Well. I recently submitted myself to the harsh, thorough, and unflinching scrutiny of an independent and unbiased interview board. All for the purpose of providing some background on myself to the followers of this site.

So who is behind ITF anyway?

My name is Tom. My staff, interns, and I are completely responsible for the content and day to day operations of ITF. We are solely supported (at this point) by generous donations from our constituents. We are looking in to getting some corporate sponsors, but that hasn’t happened yet.

What’s with the Iced Tea obsession?

I like to drink iced tea. I like it a lot. I drink tons of it. Occasionally a whole gallon in less than 24 hours. And that’s not sharing any with the ITF staff. I didn’t grow up in a location known for it’s tea-drinking (Oregon), so I’m especially blessed to have been given the gift of love for iced tea. My Dad is from Nebraska, and that’s a definite tea-drinking area. He taught my Mom to like it, so we often drank it as a family when I was but a child.

Do you have a special way you prepare iced tea, perhaps a method officially endorsed by Iced Tea Forever?

Yes, I do, right here in this previous post.

So why the blog? Didn’t you used to say that your calling was to comment on blogs, not blog yourself?

Yes. But my calling changed. I still comment a lot, but maybe not as much as I used to. I feel a new calling, a calling to offer an antidote to all the deep blogs out there. A calling to offer an alternative! So many blogs are burdened down with such deep philosophies and copious intellectuallness, staggering along beneath their own weight of pompous pontifications. I was called to offer lightweight insight especially geared towards the common man!

I bring fresh and useful brilliancy in the form of everything from recipes to music reviews to entertainment to pictures of all kinds to product reviews to random thoughts to poetical masterpieces to miscellaneous audio files to relevant commentary on the things you care about!

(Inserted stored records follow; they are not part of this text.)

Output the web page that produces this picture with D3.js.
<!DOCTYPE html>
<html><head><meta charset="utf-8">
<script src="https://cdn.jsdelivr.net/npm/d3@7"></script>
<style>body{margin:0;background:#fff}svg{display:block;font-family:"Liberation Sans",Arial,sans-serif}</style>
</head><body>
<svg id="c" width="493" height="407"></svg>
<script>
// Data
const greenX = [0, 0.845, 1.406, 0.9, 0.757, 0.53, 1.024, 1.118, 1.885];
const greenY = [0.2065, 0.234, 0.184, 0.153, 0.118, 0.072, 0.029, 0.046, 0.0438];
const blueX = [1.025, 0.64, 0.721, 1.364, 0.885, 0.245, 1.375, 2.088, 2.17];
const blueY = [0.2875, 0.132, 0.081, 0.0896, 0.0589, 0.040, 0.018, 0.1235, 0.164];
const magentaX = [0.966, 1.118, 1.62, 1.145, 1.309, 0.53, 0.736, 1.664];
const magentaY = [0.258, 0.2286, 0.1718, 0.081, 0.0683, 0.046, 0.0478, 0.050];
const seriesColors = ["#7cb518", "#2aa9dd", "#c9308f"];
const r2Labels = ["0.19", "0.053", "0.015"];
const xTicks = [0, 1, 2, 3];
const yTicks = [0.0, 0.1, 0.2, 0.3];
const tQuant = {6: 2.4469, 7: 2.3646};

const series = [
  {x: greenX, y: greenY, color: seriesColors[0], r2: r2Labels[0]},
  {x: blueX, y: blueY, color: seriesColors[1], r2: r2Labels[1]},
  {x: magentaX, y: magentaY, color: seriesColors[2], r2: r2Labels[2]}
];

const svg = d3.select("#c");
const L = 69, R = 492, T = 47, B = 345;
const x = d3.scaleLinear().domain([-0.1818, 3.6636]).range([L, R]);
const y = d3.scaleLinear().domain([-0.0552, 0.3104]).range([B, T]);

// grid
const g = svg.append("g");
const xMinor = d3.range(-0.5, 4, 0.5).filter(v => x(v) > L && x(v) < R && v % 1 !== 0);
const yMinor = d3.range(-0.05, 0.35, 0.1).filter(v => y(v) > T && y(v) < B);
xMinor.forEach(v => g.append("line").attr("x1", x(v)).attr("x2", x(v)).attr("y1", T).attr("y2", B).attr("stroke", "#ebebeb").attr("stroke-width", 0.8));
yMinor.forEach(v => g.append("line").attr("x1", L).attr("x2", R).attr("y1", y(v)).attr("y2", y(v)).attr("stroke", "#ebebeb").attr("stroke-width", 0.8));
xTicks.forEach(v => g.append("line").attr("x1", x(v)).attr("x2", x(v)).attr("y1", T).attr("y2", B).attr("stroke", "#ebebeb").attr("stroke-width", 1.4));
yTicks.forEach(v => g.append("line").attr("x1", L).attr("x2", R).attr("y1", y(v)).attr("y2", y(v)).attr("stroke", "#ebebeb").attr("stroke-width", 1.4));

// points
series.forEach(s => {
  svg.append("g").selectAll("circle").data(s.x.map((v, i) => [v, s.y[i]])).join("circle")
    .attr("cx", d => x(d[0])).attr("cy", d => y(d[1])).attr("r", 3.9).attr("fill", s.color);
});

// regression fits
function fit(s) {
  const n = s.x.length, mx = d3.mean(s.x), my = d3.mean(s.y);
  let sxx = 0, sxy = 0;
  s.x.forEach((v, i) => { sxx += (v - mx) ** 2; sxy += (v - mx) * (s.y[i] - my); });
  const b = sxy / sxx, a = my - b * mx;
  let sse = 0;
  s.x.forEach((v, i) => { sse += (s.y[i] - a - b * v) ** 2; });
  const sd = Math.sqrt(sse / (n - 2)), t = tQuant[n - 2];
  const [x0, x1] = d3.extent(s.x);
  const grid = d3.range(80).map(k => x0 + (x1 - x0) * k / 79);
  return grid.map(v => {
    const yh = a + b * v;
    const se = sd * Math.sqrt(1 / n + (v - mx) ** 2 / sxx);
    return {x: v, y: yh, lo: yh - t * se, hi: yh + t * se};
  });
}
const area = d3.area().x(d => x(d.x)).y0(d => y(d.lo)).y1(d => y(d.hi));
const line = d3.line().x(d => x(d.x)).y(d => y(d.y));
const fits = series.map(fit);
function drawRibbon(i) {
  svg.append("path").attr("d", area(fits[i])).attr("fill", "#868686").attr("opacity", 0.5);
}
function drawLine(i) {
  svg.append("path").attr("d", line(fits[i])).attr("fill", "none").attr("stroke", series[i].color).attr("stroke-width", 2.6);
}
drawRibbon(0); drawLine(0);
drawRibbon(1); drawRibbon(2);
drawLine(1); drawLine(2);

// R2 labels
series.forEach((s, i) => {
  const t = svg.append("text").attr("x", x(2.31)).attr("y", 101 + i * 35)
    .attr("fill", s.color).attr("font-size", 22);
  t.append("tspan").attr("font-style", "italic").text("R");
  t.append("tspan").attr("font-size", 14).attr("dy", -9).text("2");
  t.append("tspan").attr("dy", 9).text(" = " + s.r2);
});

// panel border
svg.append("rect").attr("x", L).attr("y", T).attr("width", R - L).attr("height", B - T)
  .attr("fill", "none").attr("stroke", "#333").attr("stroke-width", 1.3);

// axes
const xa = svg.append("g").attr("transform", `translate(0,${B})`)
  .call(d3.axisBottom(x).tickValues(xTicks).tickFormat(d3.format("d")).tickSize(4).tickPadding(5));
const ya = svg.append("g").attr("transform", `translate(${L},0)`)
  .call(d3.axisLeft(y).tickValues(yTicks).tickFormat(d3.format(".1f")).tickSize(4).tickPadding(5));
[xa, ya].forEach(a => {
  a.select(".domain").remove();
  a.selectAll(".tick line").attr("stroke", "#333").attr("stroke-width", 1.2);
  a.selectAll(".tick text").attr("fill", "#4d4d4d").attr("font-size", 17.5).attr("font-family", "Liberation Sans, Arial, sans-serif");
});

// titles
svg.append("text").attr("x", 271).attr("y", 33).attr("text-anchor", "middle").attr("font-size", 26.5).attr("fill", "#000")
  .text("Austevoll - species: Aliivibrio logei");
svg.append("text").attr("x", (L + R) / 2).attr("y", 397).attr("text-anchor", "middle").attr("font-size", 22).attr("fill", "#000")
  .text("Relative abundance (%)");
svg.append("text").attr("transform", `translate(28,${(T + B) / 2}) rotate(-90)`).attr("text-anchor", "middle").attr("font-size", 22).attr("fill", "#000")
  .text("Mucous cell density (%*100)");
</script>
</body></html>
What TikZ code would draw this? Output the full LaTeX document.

Why do you like to bash Indiana? Do you have genuine feelings of hostility towards the fine state (with the asinine nickname) of your residence?

No, of course not. I actually view Indiana with a benevolent fondness. It’s just fun to ridicule a little bit, there’s so much fodder! The weather, the nickname, the backwardsness, the winters, the awful drivers, Notre Dame, the potholes, the summers, non-open-faced sloppy joes, the flat landscape, the mud, the animosity towards Daylight Savings Time.

But I like Indiana, really I do.

What is the Indiana State Motto?

Welcome to Amish Country — Don’t Step in Our Exhaust!

What brought you to leave Utopia (Oregon) and brave the idiosyncrasies of Indiana?

Aha. What do you think? Most people get it in the first guess.

When are you getting married?

June 25! You’re all invited.

Where do you work?

Like you really care. Here. Otherwise referred to as the Den of Iniquity.

Do you have any health problems?

Like you REALLY care! Yes. I have a sleeping disorder and an eating disorder.

Once I begin either activity I am unable to stop.

What’s with all these so-called “Poetic Masterpieces?”

I am one of the rare males who has dug down deep and carefully connected with his emotional being. Hence, I have the ability to write emotionally moving deep poetry. Not wanting to stifle this gift, I publish the occasional poetic masterpiece on ITF for the edification and enlightenment of the readership.

Where is your tongue when you are feverishly composing a typical brilliant post?

Such as this one? Usually jammed firmly in my cheek.